The Messengers, by Oxide Pang Chun and Danny Pang, sometimes known as the Pang Brothers. A pair of Hong Kong horror legends their first Hollywood film is, in a word, dull. In more words, dull, obvious, clichéd, slow, uninteresting, and with special effects that would make Ray Harryhausen turn in his grave – and he’s not even dead. Boring. Worthless. Avoid.

Turista, to be re-titled Paradise Lost, follows a bunch of whiney white tourists stranded in Darkest Brazil with only pocket-robbing locals and industrious organ thieves. The film has been critically panned, though I’m not sure it was a bad as the reviewers have made out, I certainly felt uneasy about casting basically every brown person in Brazil as in on a grand conspiracy to rob gringos, the film’s message explicitly stated to not take the bus anywhere in Latin America but to fly between metropolises. But some great locations and lots of tension. Watch it for free if you get the chance.

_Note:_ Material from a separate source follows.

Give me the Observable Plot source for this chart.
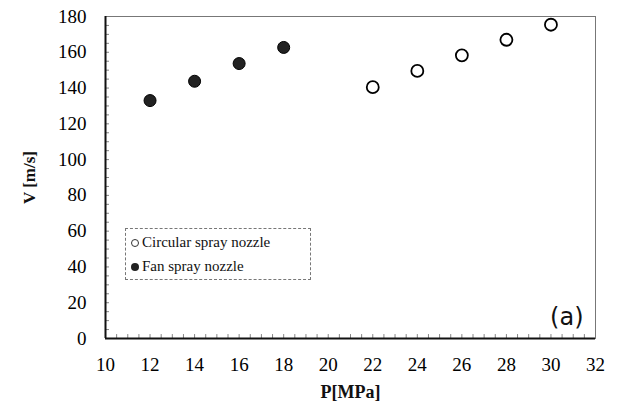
<!DOCTYPE html>
<html><head><meta charset="utf-8">
<script src="https://cdn.jsdelivr.net/npm/d3@7"></script>
<script src="https://cdn.jsdelivr.net/npm/@observablehq/plot@0.6"></script>
<style>
body{margin:0;background:#fff;}
#wrap{position:relative;width:618px;height:405px;}
.legend{position:absolute;left:125px;top:228px;width:186px;height:52px;border:1px dashed #777;box-sizing:border-box;font-family:"Liberation Serif",serif;font-size:15px;color:#111;}
.legend div{position:absolute;left:5px;white-space:nowrap;}
.sym{display:inline-block;width:8px;height:8px;border-radius:50%;margin-right:3px;vertical-align:0px;box-sizing:border-box;}
</style></head><body>
<div id="wrap"></div>
<script>
const circularP = [22, 24, 26, 28, 30];
const circularV = [140.5, 149.6, 158.3, 167, 175.4];
const fanP = [12, 14, 16, 18];
const fanV = [133, 143.8, 153.7, 162.7];
const xTicks = [10,12,14,16,18,20,22,24,26,28,30,32];
const yTicks = [0,20,40,60,80,100,120,140,160,180];

const circular = circularP.map((p,i)=>({P:p,V:circularV[i]}));
const fan = fanP.map((p,i)=>({P:p,V:fanV[i]}));
const minorX = d3.range(10.5, 32, 0.5);
const minorY = d3.range(5, 180, 5);
const serif = '"Liberation Serif", "Times New Roman", serif';

const chart = Plot.plot({
  width: 618, height: 405,
  marginLeft: 105, marginRight: 23, marginTop: 16, marginBottom: 67,
  style: {background: "#fff", color: "#111"},
  x: {domain: [10, 32], label: null},
  y: {domain: [0, 180], label: null},
  marks: [
    Plot.frame({stroke: "#777", strokeWidth: 1}),
    Plot.ruleX(minorX, {x: d=>d, y1: 0, y2: 2.2, stroke: "#666", strokeWidth: 0.8}),
    Plot.ruleY(minorY, {y: d=>d, x1: 10, x2: 10.18, stroke: "#666", strokeWidth: 0.8}),
    Plot.ruleX([10], {stroke: "#111", strokeWidth: 2}),
    Plot.ruleY([0], {stroke: "#111", strokeWidth: 2}),
    Plot.dot(fan, {x: "P", y: "V", r: 6, fill: "#222", stroke: "#000", strokeWidth: 1}),
    Plot.dot(circular, {x: "P", y: "V", r: 6, fill: "#fff", stroke: "#000", strokeWidth: 1.8}),
    Plot.text(["(a)"], {frameAnchor: "bottom-right", dx: -12, dy: -14, fontFamily: "DejaVu Sans, sans-serif", fontSize: 24, fill: "#111"}),
    Plot.axisX({ticks: xTicks, tickSize: 0, tickPadding: 19, fontFamily: serif, fontSize: 19, fill: "#000", label: null}),
    Plot.axisY({ticks: yTicks, tickSize: 0, tickPadding: 19, fontFamily: serif, fontSize: 19, fill: "#000", label: null}),
    Plot.axisX({ticks: [], label: "P[MPa]", labelAnchor: "center", labelOffset: 59, labelArrow: "none", fontFamily: serif, fontSize: 18, fontWeight: "bold", dx: -11}),
    Plot.axisY({ticks: [], label: "V [m/s]", labelAnchor: "center", labelOffset: 83, labelArrow: "none", fontFamily: serif, fontSize: 17, fontWeight: "bold", dy: 6})
  ]
});
document.getElementById("wrap").appendChild(chart);
const lg = document.createElement("div");
lg.className = "legend";
lg.innerHTML = '<div style="top:5px"><span class="sym" style="border:1px solid #333;background:#fff"></span>Circular spray nozzle</div>' +
               '<div style="top:29px"><span class="sym" style="background:#222"></span>Fan spray nozzle</div>';
document.getElementById("wrap").appendChild(lg);
</script>
</body></html>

Motel Hell, 1980. A bone-fide old-school classic. Directed by Kevin Connor, who went on to have a modest career directing TV shows like Hart to Hart and Remmington Steele. Written by Robert Jaffe (who also wrote the disturbing Demon Seed), Steven-Charles Jaffe, (helped produce Near Dark, The Fly II, Strange Days, Star Trek VI, and, strangely, Ghost), with an uncredited writing contribution by Tim Tuchrello (a respected sound producer, recently sound-editing Apocalypto). This film could not be crazier, less-likely, more more-fun. What’s the secret meat in Farmer Smith’s special smoked meat? Human flesh, silly! This is the most lunatic, light-hearted, take on Psycho or Texas Chainsaw Killer you could hope for. Best part? I couldn’t choose between a pigtailed Nancy Parsons (the big gym-teacher from Porky’s), Farmer Smith wondering in a Southern drawl about the “karmic implications of all of this”, and the rows and rows of victims, buried up to the necks with vocal chords severed. They were like rows of gargling cabbages. Nasty, sure, but played for fun the whole film through. The gloriously dead-pan double entendres “don’t worry, my dear, one day I’ll teach you to smoke meat” had the audience in stitches. A brilliant finale.